16.1    These terms and conditions and any document expressly referred to in them represent the entire agreement between us in relation to the subject matter of any Contract and supersede any prior agreement, understanding or arrangement between us, whether oral or in writing.
16.2    We each acknowledge that, in entering into a Contract, neither of us has relied on any representation, undertaking or promise given by the other or implied from anything said or written in negotiations between us prior to such Contract except as expressly stated in these terms and conditions.

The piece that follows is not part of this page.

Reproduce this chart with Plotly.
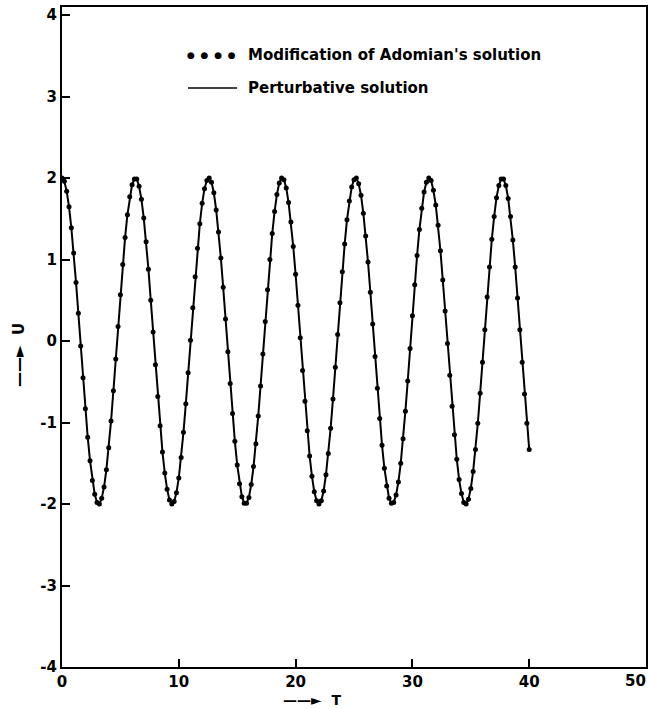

16.3    Neither of us shall have any remedy in respect of any untrue statement made by the other, whether orally or in writing, prior to the date of any Contract (unless such untrue statement was made fraudulently) and the other party´s only remedy shall be for breach of contract as provided in these terms and conditions.


17.1    We have the right to revise and amend these terms and conditions from time to time to reflect changes in market conditions affecting our business, changes in technology, changes in payment methods, changes in relevant laws and changes in our system’s capabilities.
17.2    You will be subject to the policies and terms and conditions in force at the time that you order Products from us, unless any change to those policies or these terms and conditions is required to be made by law or governmental authority (in which case it will apply to orders previously placed by you), or if we notify you of the change to those policies or these terms and conditions before we send you the Order Confirmation (in which case we have the right to assume that you have accepted the change to the terms and conditions, unless you notify us to the contrary within seven working days of receipt by you of the Products).


Contracts for the purchase of Products will be governed by English law.  Any dispute arising from, or related to, such Contracts shall be subject to the non-exclusive jurisdiction of the courts of England and Wales.